Ania (Olga Kourylenko), guide touristique de la zone, forte et sensible, a pourtant tout pour refaire sa vie, en Ukraine, avec un homme amoureux d’elle comme seuls les Slaves peuvent l’être, jusqu’à la mort, sans aucune obligation, en acceptant toutes les souffrances, ou en France, avec un homme qui aimerait fonder une famille et lui faire oublier les souffrances passées. Alexeï (Andrzej Chyra), apparatchik bouleversé par l’erreur impardonnable de ses collègues, essaye de protéger les habitants ignorants en distribuant les parapluies et des années plus tard, erre toujours d’une gare à l’autre à la recherche d’un train qui l’emmènerait à Pripiat. Valéry, fils d’Alexeï, est en quête de son enfance perdu, de son père qu l’on croit décédé, du petit pommier qu’ils ont planté la veille de la catastrophe. Les trois regards se croisent légèrement, pour quelques secondes…

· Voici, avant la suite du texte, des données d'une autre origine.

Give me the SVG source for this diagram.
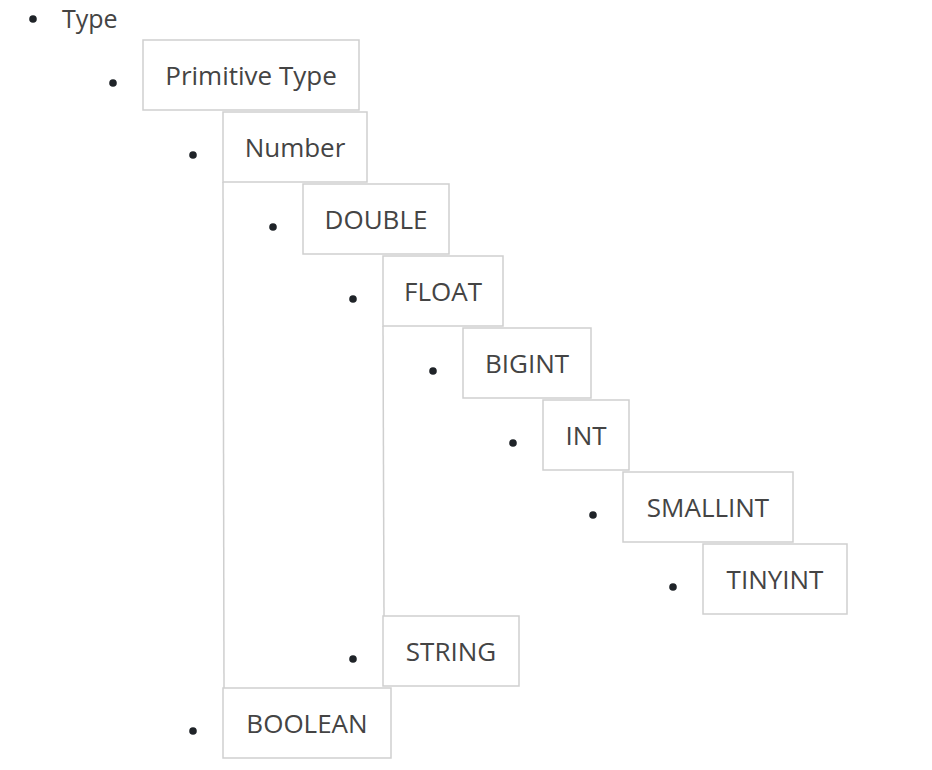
<svg xmlns="http://www.w3.org/2000/svg" width="932" height="770" viewBox="0 0 932 770">
<style>
.box{fill:#fff;stroke:#cfcfcf;stroke-width:1.5}
.lbl{font-family:"Open Sans","Noto Sans",sans-serif;font-size:26px;fill:#444;text-anchor:middle}
.dot{fill:#1f2328}
.ln{stroke:#cfcfcf;stroke-width:1.5;fill:none}
</style>
<rect width="932" height="770" fill="#fff"/>
<g id="connectors">
<line class="ln" x1="223" y1="182" x2="224" y2="688"/>
<line class="ln" x1="383" y1="326" x2="384" y2="616"/>
</g>
<g id="type">
<circle class="dot" cx="33" cy="19" r="3.8"/>
<text class="lbl" x="62" y="28" style="text-anchor:start;font-size:25px">Type</text>
</g>
<g id="primitive-type">
<circle class="dot" cx="113" cy="83" r="3.8"/>
<rect class="box" x="143" y="40" width="216" height="70"/>
<text class="lbl" x="251" y="84.5">Primitive Type</text>
</g>
<g id="number">
<circle class="dot" cx="193" cy="155" r="3.8"/>
<rect class="box" x="223" y="112" width="144" height="70"/>
<text class="lbl" x="295" y="156.5">Number</text>
</g>
<g id="double">
<circle class="dot" cx="273" cy="227" r="3.8"/>
<rect class="box" x="303" y="184" width="146" height="70"/>
<text class="lbl" x="376" y="228.5">DOUBLE</text>
</g>
<g id="float">
<circle class="dot" cx="353" cy="299" r="3.8"/>
<rect class="box" x="383" y="256" width="120" height="70"/>
<text class="lbl" x="443" y="300.5">FLOAT</text>
</g>
<g id="bigint">
<circle class="dot" cx="433" cy="371" r="3.8"/>
<rect class="box" x="463" y="328" width="128" height="70"/>
<text class="lbl" x="527" y="372.5">BIGINT</text>
</g>
<g id="int">
<circle class="dot" cx="513" cy="443" r="3.8"/>
<rect class="box" x="543" y="400" width="86" height="70"/>
<text class="lbl" x="586" y="444.5">INT</text>
</g>
<g id="smallint">
<circle class="dot" cx="593" cy="515" r="3.8"/>
<rect class="box" x="623" y="472" width="170" height="70"/>
<text class="lbl" x="708" y="516.5">SMALLINT</text>
</g>
<g id="tinyint">
<circle class="dot" cx="673" cy="587" r="3.8"/>
<rect class="box" x="703" y="544" width="144" height="70"/>
<text class="lbl" x="775" y="588.5">TINYINT</text>
</g>
<g id="string">
<circle class="dot" cx="353" cy="659" r="3.8"/>
<rect class="box" x="383" y="616" width="136" height="70"/>
<text class="lbl" x="451" y="660.5">STRING</text>
</g>
<g id="boolean">
<circle class="dot" cx="193" cy="731" r="3.8"/>
<rect class="box" x="223" y="688" width="168" height="70"/>
<text class="lbl" x="307" y="732.5">BOOLEAN</text>
</g>
</svg>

Mais il y a aussi cette peur générale d’abandonner sa vie, sa famille, être évacué est plus horrible qu’être irradié. Un étrange amour-haine. On a toujours fait croire aux habitants que leur ville est une ville-modèle et rien ne pourra y arriver. La désinformation a pris des proportions énormes au point que la manifestation du 1er Mai 1986 n’a pas été annulée. Et même dix ans après la tragédie, le maire de Slavoutytch (ville à plus de 100 km de Kyïv, créée pour remplacer Pripiat et accueillir les habitants évacués) voudrait transformer Tchernobyl en ville-musée. Ce déni persiste de nos jours, car beaucoup d’Ukrainiens ne connaissent pas la zone, ne veulent pas y aller.
Lubomir Hosejko a bien remarqué la manière dont Michale Boganim a honoré le cinéma ukrainien: les pommes qu’un habitant propose aux touristes, le pommier de Valéry est un écho au film d’Olexandre Dovjenko, la Terre qui a inspiré la réalisatrice, le titre même de la Terre outragée lui en rend honneur.
La radiation est omniprésente, même s’il n’y a pas eu de cadres d’explosion, de mort et d’autres horreurs imaginés; le son monotone de la radiation suit les touristes français en visite. La réalisatrice avoue que l’idée de faire ce film lui est venue après sa visite touristique à Tchernobyl. Après Odessa… Odessa, la Terre outragée parle encore de ce pays qu’elle affectionne particulièrement. Michale Boganim a visionné de nombreux documentaires ukrainiens et ceux de BBC avant de commencer son film, tourné presqu’entièrement en zone grâce aux autorisations précieuses et pas toujours faciles à se procurer. L’équipe a été contrôlée systématiquement sur place, des précautions ont été prises pour protéger le matériel, ne pas toucher aux objets irradiés le plus, comme la grande roue. Le personnel de tournage, majoritairement ukrainien, tout comme Olga Kurylenko, a mis ses souvenirs pour nous transmettre le vécu de la drame en moindres détails.
Un grand merci pour ce film-mémoire de la part de ceux qui ne veulent pas oublier.